Mortgage rates rose above 7 percent for the first time this year, crossing a symbolically concerning threshold that threatens to keep millions of potential home buyers and sellers on the sidelines of a U.S. housing market that is increasingly showing signs of slowing.
The average rate on 30-year mortgages, the most popular home loan in the United States, rose to 7.1 percent this week, Freddie Mac reported on Thursday, the highest since November. Mortgage rates reached a recent high of nearly 8 percent late last year — a level not seen since 2000.
As mortgage rates have risen in recent months, making homeownership costlier for buyers, potential sellers who may feel locked into lower rates on their existing loans have been keeping their houses off the market, in effect pushing prices higher, too. Combined, the forces have fed into a broader feeling of frustration about the economy, at a time when inflation has remained hotter than expected.
“Potential home buyers are deciding whether to buy before rates rise even more, or hold off in hopes of decreases later in the year,” Sam Khater, Freddie Mac’s chief economist, said in a statement. “It remains unclear how many home buyers can withstand increasing rates in the future.”
At the same time, the market has slowed. Sales of existing homes fell by 4.3 percent in March and 3.7 percent from a year earlier, according to the National Association of Realtors.
In April 2021, mortgage rates were at about 3 percent, less than half the current rate. They began to climb that year and continued to rise in 2022 when the Federal Reserve started raising its benchmark rate in an effort to combat inflation. Although inflation has since cooled significantly, it’s still above the central bank’s 2 percent target.

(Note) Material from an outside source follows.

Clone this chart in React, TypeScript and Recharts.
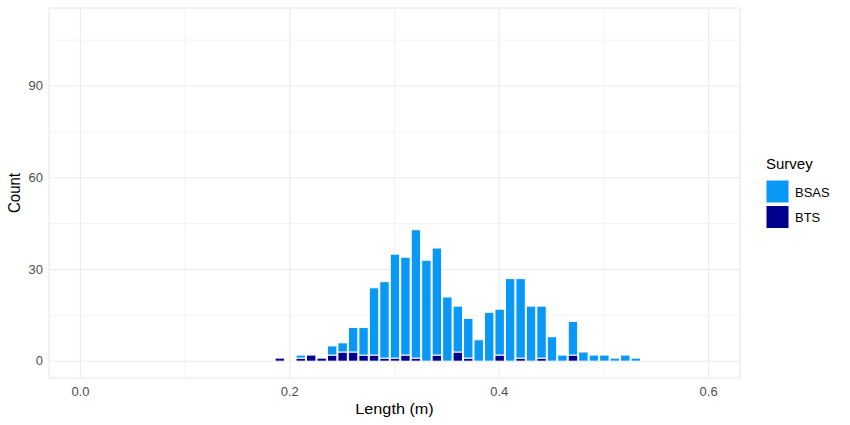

The Fed has signaled in recent months that it may keep the cost of borrowing higher for longer amid stubborn inflation. The Fed’s benchmark interest rate is currently the highest it’s been in 22 years.
Mortgage lenders generally watch the 10-year Treasury bond, which are tied to mortgage rates, and expectations that the Fed will keep rates high has pushed up Treasury yields. The 10-year Treasury yield has soared since the start of the year, now sitting at about 4.6 percent.
The N.A.R. agreed to settle litigation last month that would eliminate the standard sales commission, a move housing experts say could bring down home prices. Sellers currently pay a 5 or 6 percent commission to a real estate agent, a cost that’s typically passed onto the buyer through a higher sticker price.